You cannot threaten allies and expect their national teams to ignore it. You cannot weaponize visa policy and assume fans will travel freely. When politics enters the stadium, FIFA loses control.
Sponsors did not sign up for uncertainty. Broadcasters did not pay premium rates for controversy. European federations are not willing to risk national credibility for optics.
The illusion collapses
No official boycott has been announced. The World Cup will almost certainly be played. There will be goals, anthems, and celebrations.
But something fundamental has changed.
The belief that participation is automatic—that global sport floats above geopolitics—has been broken. Once Germany raised the possibility of walking away, every host nation, sponsor, and federation was forced to confront an uncomfortable truth: global sport runs on trust as much as infrastructure.
For FIFA, the moment is existential. Its authority has long depended on the assumption that teams will show up regardless of politics. That assumption no longer holds.
For Europe, this is leverage. For Canada and Mexico, it is a credibility upgrade. They did not need to threaten or posture; they simply appeared steady when uncertainty hit.
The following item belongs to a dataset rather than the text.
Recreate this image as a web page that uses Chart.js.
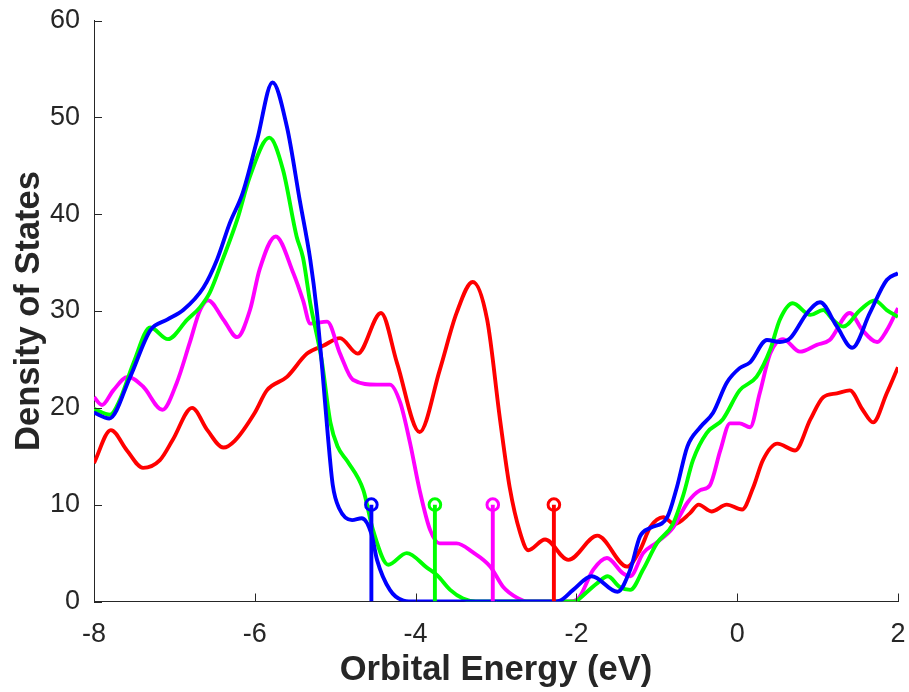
<!DOCTYPE html>
<html>
<head>
<meta charset="utf-8">
<title>Density of States</title>
<script src="https://cdn.jsdelivr.net/npm/chart.js@4.4.1/dist/chart.umd.min.js"></script>
<style>
  html, body { margin: 0; padding: 0; background: #ffffff; }
  #wrap { width: 909px; height: 692px; }
</style>
</head>
<body>
<div id="wrap"><canvas id="dos" width="909" height="692"></canvas></div>
<script>
// Orbital energies (eV) and smoothed density of states for each structure
const energyBlue = [-8.00,-7.81,-7.55,-7.30,-7.09,-6.89,-6.64,-6.47,-6.31,-6.15,-5.97,-5.78,-5.60,-5.44,-5.31,-5.23,-5.16,-5.09,-5.03,-4.95,-4.79,-4.67,-4.55,-4.48,-4.32,-4.15,-4.00,-2.30,-2.20,-2.04,-1.81,-1.49,-1.33,-1.21,-1.08,-0.87,-0.75,-0.62,-0.46,-0.30,-0.13,0.03,0.16,0.37,0.53,0.66,0.87,1.03,1.24,1.43,1.65,1.86,2.00];
const dosBlue    = [19.5,18.9,23.2,28.0,29.1,30.1,32.4,35.3,39.1,42.2,47.7,53.6,49.0,41.4,35.3,30.1,23.9,17.0,12.0,9.6,8.4,8.6,7.0,4.3,1.2,0.1,0,0,0.1,1.2,2.6,1.0,3.3,6.7,7.6,8.7,11.8,16.0,18.0,19.5,22.6,24.1,24.7,27.0,26.8,27.2,29.8,30.9,28.4,26.2,29.8,33.2,33.9];

const energyGreen = [-8.00,-7.80,-7.68,-7.51,-7.30,-7.08,-6.84,-6.68,-6.56,-6.40,-6.22,-6.06,-5.82,-5.65,-5.48,-5.40,-5.31,-5.17,-5.06,-4.97,-4.85,-4.65,-4.53,-4.34,-4.11,-3.86,-3.73,-3.57,-3.41,-3.25,-2.00,-1.96,-1.74,-1.61,-1.46,-1.33,-1.17,-1.00,-0.80,-0.67,-0.55,-0.38,-0.18,0.03,0.24,0.41,0.53,0.69,0.91,1.07,1.19,1.32,1.53,1.71,1.86,2.00];
const dosGreen    = [19.9,19.3,20.8,24.6,28.3,27.1,29.1,30.4,31.9,35.3,39.4,43.9,47.9,44.6,37.7,35.5,30.8,25.0,18.5,16.0,14.5,11.5,7.4,3.8,5.0,3.5,2.7,1.2,0.3,0,0,0.3,1.9,2.6,1.5,1.2,3.3,6.0,8.0,11.0,14.6,17.4,18.8,21.8,23.2,26.0,29.1,30.8,29.6,30.1,29.1,28.4,30.1,31.1,30.1,29.4];

const energyMagenta = [-8.00,-7.90,-7.76,-7.58,-7.39,-7.15,-6.97,-6.81,-6.68,-6.58,-6.39,-6.22,-6.06,-5.94,-5.74,-5.52,-5.40,-5.31,-5.10,-4.94,-4.78,-4.48,-4.32,-4.19,-4.07,-3.95,-3.82,-3.70,-3.49,-3.29,-3.07,-2.91,-2.74,-2.60,-2.10,-1.99,-1.79,-1.62,-1.42,-1.33,-1.17,-1.00,-0.80,-0.62,-0.46,-0.34,-0.21,-0.09,0.03,0.16,0.28,0.41,0.57,0.78,0.99,1.15,1.40,1.56,1.74,1.86,2.00];
const dosMagenta    = [21.1,20.3,21.8,23.2,22.2,19.8,22.6,26.7,30.1,31.1,29.1,27.3,30.1,34.3,37.7,33.9,31.1,28.7,28.9,25.6,22.9,22.4,22.4,20.5,16.4,11.5,7.4,6.0,6.0,5.1,3.6,1.5,0.4,0,0,0.2,3.3,4.5,2.9,2.6,5.0,6.1,7.6,10.2,11.5,12.0,15.6,18.4,18.4,18.0,21.5,25.6,27.1,25.8,26.5,27.0,29.8,28.0,26.8,28.0,30.3];

const energyRed = [-8.00,-7.79,-7.59,-7.39,-7.18,-7.02,-6.78,-6.59,-6.39,-6.25,-6.00,-5.85,-5.60,-5.35,-5.15,-4.94,-4.72,-4.43,-4.23,-3.95,-3.70,-3.49,-3.29,-3.11,-2.95,-2.83,-2.70,-2.60,-2.39,-2.10,-1.74,-1.37,-1.21,-1.08,-0.92,-0.78,-0.59,-0.48,-0.32,-0.13,0.06,0.20,0.32,0.50,0.72,0.91,1.07,1.24,1.40,1.56,1.69,1.86,2.00];
const dosRed    = [14.3,17.7,15.6,13.8,14.6,16.7,20.0,17.7,15.9,16.6,19.5,21.8,23.2,25.6,26.4,27.2,25.6,29.8,24.6,17.5,23.9,29.8,33.0,29.1,18.8,11.8,7.1,5.3,6.4,4.3,6.8,3.6,5.3,7.7,8.7,8.0,9.1,10.0,9.3,10.0,9.5,11.8,14.6,16.3,15.6,18.8,21.1,21.5,21.8,19.8,18.5,21.5,24.2];

// Fermi level of each structure, marked by a stem
const fermiLevels = [-4.55, -3.76, -3.04, -2.28];
const stemColors  = ['#0000ff', '#00ff00', '#ff00ff', '#ff0000'];
const stemHeight  = 10;

// Axis ticks
const xTicks = [-8, -6, -4, -2, 0, 2];
const yTicks = [0, 10, 20, 30, 40, 50, 60];

const pts = (xs, ys) => xs.map((x, i) => ({ x: x, y: ys[i] }));
const AXIS_COLOR = '#262626';
const FONT = "'Liberation Sans', Arial, Helvetica, sans-serif";

function curve(xs, ys, color, order) {
  return {
    data: pts(xs, ys),
    borderColor: color,
    borderWidth: 3.9,
    pointRadius: 0,
    cubicInterpolationMode: 'monotone',
    fill: false,
    order: order
  };
}

const stemSets = fermiLevels.map((ef, i) => ({
  data: [{ x: ef, y: 0 }, { x: ef, y: stemHeight }],
  borderColor: stemColors[i],
  borderWidth: 3.9,
  tension: 0,
  pointRadius: [0, 5.8],
  pointBorderWidth: 3,
  pointBorderColor: stemColors[i],
  pointBackgroundColor: 'rgba(0,0,0,0)',
  order: 0
}));

// Inward-pointing tick marks along the left and bottom axes
const inwardTicks = {
  id: 'inwardTicks',
  afterDatasetsDraw(chart) {
    const { ctx, chartArea, scales } = chart;
    ctx.save();
    ctx.strokeStyle = AXIS_COLOR;
    ctx.lineWidth = 1;
    const len = 8;
    xTicks.forEach(v => {
      const px = Math.round(scales.x.getPixelForValue(v)) + 0.5;
      ctx.beginPath();
      ctx.moveTo(px, chartArea.bottom);
      ctx.lineTo(px, chartArea.bottom - len);
      ctx.stroke();
    });
    yTicks.forEach(v => {
      const py = Math.round(scales.y.getPixelForValue(v)) + 0.5;
      ctx.beginPath();
      ctx.moveTo(chartArea.left, py);
      ctx.lineTo(chartArea.left + len, py);
      ctx.stroke();
    });
    ctx.restore();
  }
};

new Chart(document.getElementById('dos'), {
  type: 'line',
  data: {
    datasets: [
      curve(energyRed, dosRed, '#ff0000', 4),
      curve(energyMagenta, dosMagenta, '#ff00ff', 3),
      curve(energyGreen, dosGreen, '#00ff00', 2),
      curve(energyBlue, dosBlue, '#0000ff', 1),
      ...stemSets
    ]
  },
  options: {
    responsive: false,
    animation: false,
    devicePixelRatio: 1,
    layout: { padding: { top: 20.5, right: 11, bottom: 0, left: 0 } },
    plugins: { legend: { display: false }, tooltip: { enabled: false } },
    scales: {
      x: {
        type: 'linear',
        min: -8, max: 2,
        afterFit(scale) {
          scale.height = 90.5;
          scale.paddingLeft = 0;
          scale.paddingRight = 0;
        },
        afterBuildTicks(scale) { scale.ticks = xTicks.map(v => ({ value: v })); },
        ticks: { color: AXIS_COLOR, font: { family: FONT, size: 27 }, padding: 17, maxRotation: 0 },
        grid: { display: true, drawOnChartArea: false, drawTicks: false },
        border: { display: true, color: AXIS_COLOR, width: 1 },
        title: { display: true, text: 'Orbital Energy (eV)', color: AXIS_COLOR,
                 font: { family: FONT, size: 34.5, weight: 'bold' }, padding: { top: 0, bottom: 1 } }
      },
      y: {
        type: 'linear',
        min: 0, max: 60,
        afterFit(scale) {
          scale.width = 94;
          scale.paddingTop = 0;
          scale.paddingBottom = 0;
        },
        afterBuildTicks(scale) { scale.ticks = yTicks.map(v => ({ value: v })); },
        ticks: { color: AXIS_COLOR, font: { family: FONT, size: 27 }, padding: 14 },
        grid: { display: true, drawOnChartArea: false, drawTicks: false },
        border: { display: true, color: AXIS_COLOR, width: 1 },
        title: { display: true, text: 'Density of States', color: AXIS_COLOR,
                 font: { family: FONT, size: 34.5, weight: 'bold' }, padding: { top: 9, bottom: 0 } }
      }
    }
  },
  plugins: [inwardTicks]
});
</script>
</body>
</html>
And for the United States, the signal is unmistakable. Hosting global events is no longer guaranteed by money, size, or stadiums alone. It requires restraint, stability, and allies who feel welcomed rather than pressured.

A question that changed everything
Germany did not end the 2026 World Cup. It asked a question FIFA hoped would never be asked: What happens if participation becomes optional?
Once that question entered the conversation, the balance of power shifted—quietly, decisively, and perhaps permanently. Football will still be played. But it will no longer pretend to be apolitical.
That illusion is gone. And it is not coming back.